Cognitive Enablers, Critical Thinking, Discussions, Thinking & Learning

Why Can’t I just Teach Critical Thinking?

The core abstract cognitive enabler that most academics and businesses professionals bemoan the lack of is critical thinking. So why can’t we just teach students critical thinking?

Teaching students to think critically and critical thinking are not the same thing. Although thinking critically is a necessary part of critical thinking, students can learn to think critically without learning critical thinking. What is the difference? Critical thinking requires a person to be willing to self-correct based on evidence. A teacher simply cannot teach this. At least not with any of the generally accepted methods of teaching.

Why not?

Because the teacher is the teacher.

When anyone becomes a student with a desire to learn in a formal manner, learning is virtually always directed by a teacher. Teachers teach and students learn. So why not just teach students to self-correct based on evidence?

Because in a learning setting, students are always looking for the right answer – the answer that the teacher is looking for.

Students come to a teacher to learn something. This means that if my teacher tells me something that requires me to change my thinking, that is one of the purposes of having a teacher in the first place – to correct my thinking. This is not self-correction. This is a core part of teaching – teacher correction. Even if a teacher is trying to teach a student how to self-correct based on evidence, all they are really doing is helping the students find a flaw in the evidence that might lead the students down the wrong path.

This isn’t critical thinking. This is a critical analysis of the evidence. Learning critical analysis is a vital skill.

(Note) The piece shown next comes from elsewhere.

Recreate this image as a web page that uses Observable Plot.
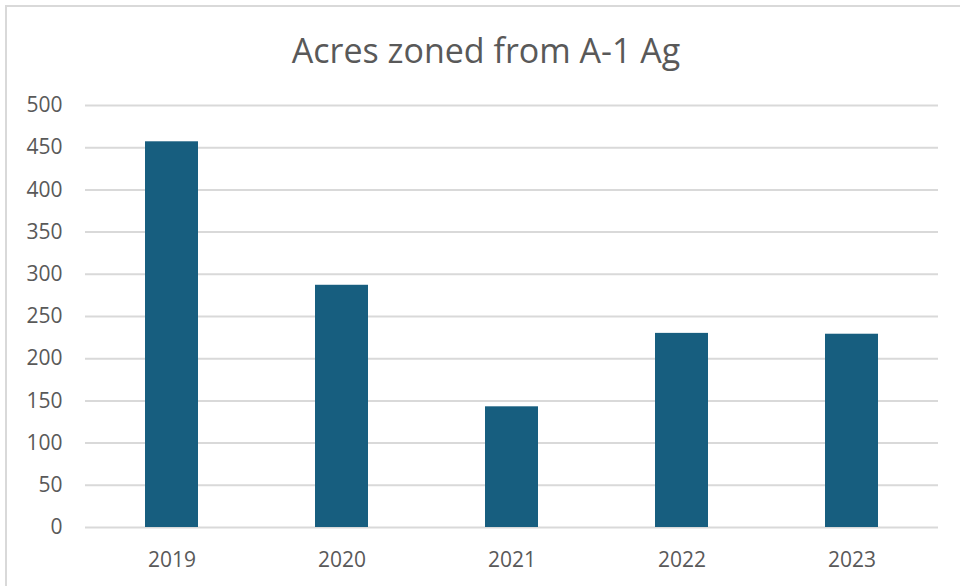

Critical analysis of evidence is required for critical thinking, but it is not critical thinking. The change in the way the student thinks about a piece of evidence isn’t self-correction. It is teacher correction.

Self-correction relies on critical analysis of evidence and iterative argumentation with peers. As soon as a teacher opens his or her mouth the argument is settled. Not because of the evidence but because the teacher is the expert and the expert settles the question. I know that there are teachers that won’t settle an argument, but simply try to get the learner to critically examine the evidence in order to come to a rational decision based on the evidence. However, the mere presence of a teacher with subject knowledge means that the students will be trying to find the “right” answer. The answer that the teacher is looking for. Even if that is not the intention of the teacher at all, this is still the outcome.

Why?

Because this is what we have trained our students to do – find the right answer.

One thought on “Why Can’t I just Teach Critical Thinking?

  1. Merilyn Cockayne

    Thank you for this information. I think am in the process of seeking evidence to change my thinking around my approach to teaching. Should I be providing for critical analysis in my Year 6 classroom to prepare my students for critical thinking in the future or is it possible for me to create an environment for critical thinking. And what if their thinking is way off track because they are too young to have enough understanding of the evidence? What should I do to be a teacher in these times?